## Recorded data

----

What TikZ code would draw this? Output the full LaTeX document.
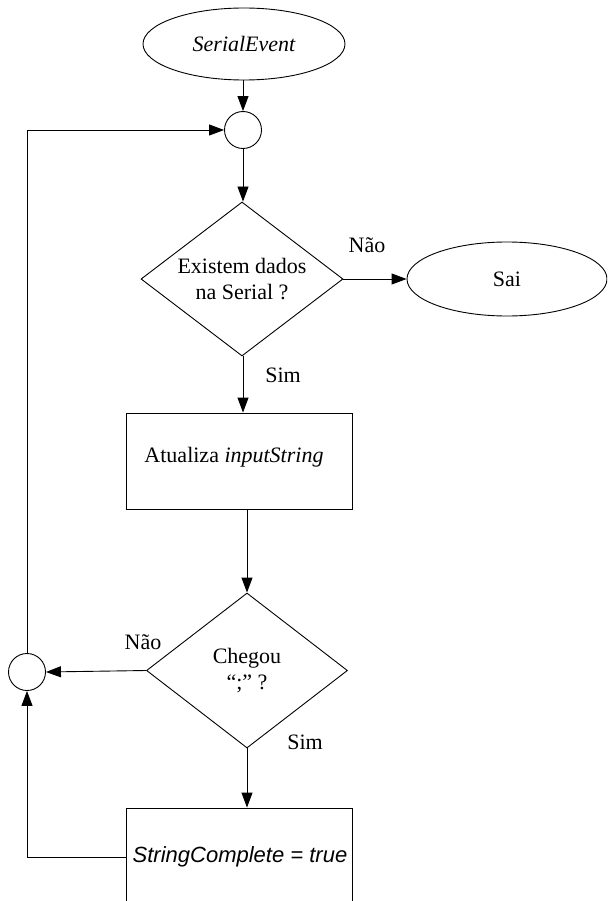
\documentclass[tikz,border=0pt]{standalone}
\usepackage{fontspec}
\setmainfont{Liberation Serif}
\setsansfont{Liberation Sans}
\usetikzlibrary{shapes.geometric,arrows.meta}
\begin{document}
\begin{tikzpicture}[x=1pt,y=-1pt,
  every node/.style={font=\fontsize{22}{26}\selectfont},
  line/.style={draw, line width=0.9pt},
  flow/.style={line, -{Triangle[length=15pt,width=11pt]}},
  term/.style={ellipse, line, inner sep=0pt},
  junction/.style={circle, line, minimum size=37pt, inner sep=0pt},
  decision/.style={diamond, line, inner sep=0pt, aspect=1.31, align=center},
  process/.style={rectangle, line, inner sep=0pt},
  tag/.style={inner sep=0pt}]
\useasboundingbox (0,0) rectangle (607,901);
\clip (0,0) rectangle (607,901);

% start / end terminals
\node[term, minimum width=202pt, minimum height=72pt] (start) at (244,44) {\itshape SerialEvent};
\node[term, minimum width=200pt, minimum height=74pt] (sai) at (507,279) {Sai};

% junction points of the loop
\node[junction] (j1) at (243,130) {};
\node[junction] (j2) at (27,672) {};

% decisions
\node[decision, minimum width=202pt, minimum height=154pt] (d1) at (242,279)
  {Existem dados\\na Serial ?};
\node[decision, minimum width=201pt, minimum height=155pt] (d2) at (247,670.5)
  {Chegou\\“;” ?};

% processing steps
\node[process, minimum width=226pt, minimum height=96pt] (p1) at (239,461) {};
\node[tag] (p1t) at (234,457) {Atualiza \textit{inputString}};
\node[process, minimum width=226pt, minimum height=112pt] (p2) at (239,864) {};
\node[tag] (p2t) at (240,857) {\sffamily\itshape StringComplete = true};

% branch labels
\node[tag] (nao1) at (367,245) {Não};
\node[tag] (sim1) at (283,375) {Sim};
\node[tag] (nao2) at (143,642) {Não};
\node[tag] (sim2) at (305,742) {Sim};

% connectors
\draw[flow] (start.south -| j1) -- (j1.north);
\draw[flow] (j1.south) -- (j1.south |- d1.north);
\draw[flow] (d1.east) -- (sai.west);
\draw[flow] (j1.south |- d1.south) -- (j1.south |- p1.north);
\draw[flow] (p1.south -| d2.north) -- (d2.north);
\draw[flow] (d2.west) -- (j2.east);
\draw[flow] (d2.south) -- (d2.south |- p2.north);
\draw[flow] (p2.west |- p2t) -| (j2.south);
\draw[flow] (j2.north) |- (j1.west);
\end{tikzpicture}
\end{document}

----

## The request
Take the listing and print it again exactly, but without any pictures.

## Final answer
What TikZ code would draw this? Output the full LaTeX document.
\documentclass[tikz,border=0pt]{standalone}
\usepackage{fontspec}
\setmainfont{Liberation Serif}
\setsansfont{Liberation Sans}
\usetikzlibrary{shapes.geometric,arrows.meta}
\begin{document}
\begin{tikzpicture}[x=1pt,y=-1pt,
  every node/.style={font=\fontsize{22}{26}\selectfont},
  line/.style={draw, line width=0.9pt},
  flow/.style={line, -{Triangle[length=15pt,width=11pt]}},
  term/.style={ellipse, line, inner sep=0pt},
  junction/.style={circle, line, minimum size=37pt, inner sep=0pt},
  decision/.style={diamond, line, inner sep=0pt, aspect=1.31, align=center},
  process/.style={rectangle, line, inner sep=0pt},
  tag/.style={inner sep=0pt}]
\useasboundingbox (0,0) rectangle (607,901);
\clip (0,0) rectangle (607,901);

% start / end terminals
\node[term, minimum width=202pt, minimum height=72pt] (start) at (244,44) {\itshape SerialEvent};
\node[term, minimum width=200pt, minimum height=74pt] (sai) at (507,279) {Sai};

% junction points of the loop
\node[junction] (j1) at (243,130) {};
\node[junction] (j2) at (27,672) {};

% decisions
\node[decision, minimum width=202pt, minimum height=154pt] (d1) at (242,279)
  {Existem dados\\na Serial ?};
\node[decision, minimum width=201pt, minimum height=155pt] (d2) at (247,670.5)
  {Chegou\\“;” ?};

% processing steps
\node[process, minimum width=226pt, minimum height=96pt] (p1) at (239,461) {};
\node[tag] (p1t) at (234,457) {Atualiza \textit{inputString}};
\node[process, minimum width=226pt, minimum height=112pt] (p2) at (239,864) {};
\node[tag] (p2t) at (240,857) {\sffamily\itshape StringComplete = true};

% branch labels
\node[tag] (nao1) at (367,245) {Não};
\node[tag] (sim1) at (283,375) {Sim};
\node[tag] (nao2) at (143,642) {Não};
\node[tag] (sim2) at (305,742) {Sim};

% connectors
\draw[flow] (start.south -| j1) -- (j1.north);
\draw[flow] (j1.south) -- (j1.south |- d1.north);
\draw[flow] (d1.east) -- (sai.west);
\draw[flow] (j1.south |- d1.south) -- (j1.south |- p1.north);
\draw[flow] (p1.south -| d2.north) -- (d2.north);
\draw[flow] (d2.west) -- (j2.east);
\draw[flow] (d2.south) -- (d2.south |- p2.north);
\draw[flow] (p2.west |- p2t) -| (j2.south);
\draw[flow] (j2.north) |- (j1.west);
\end{tikzpicture}
\end{document}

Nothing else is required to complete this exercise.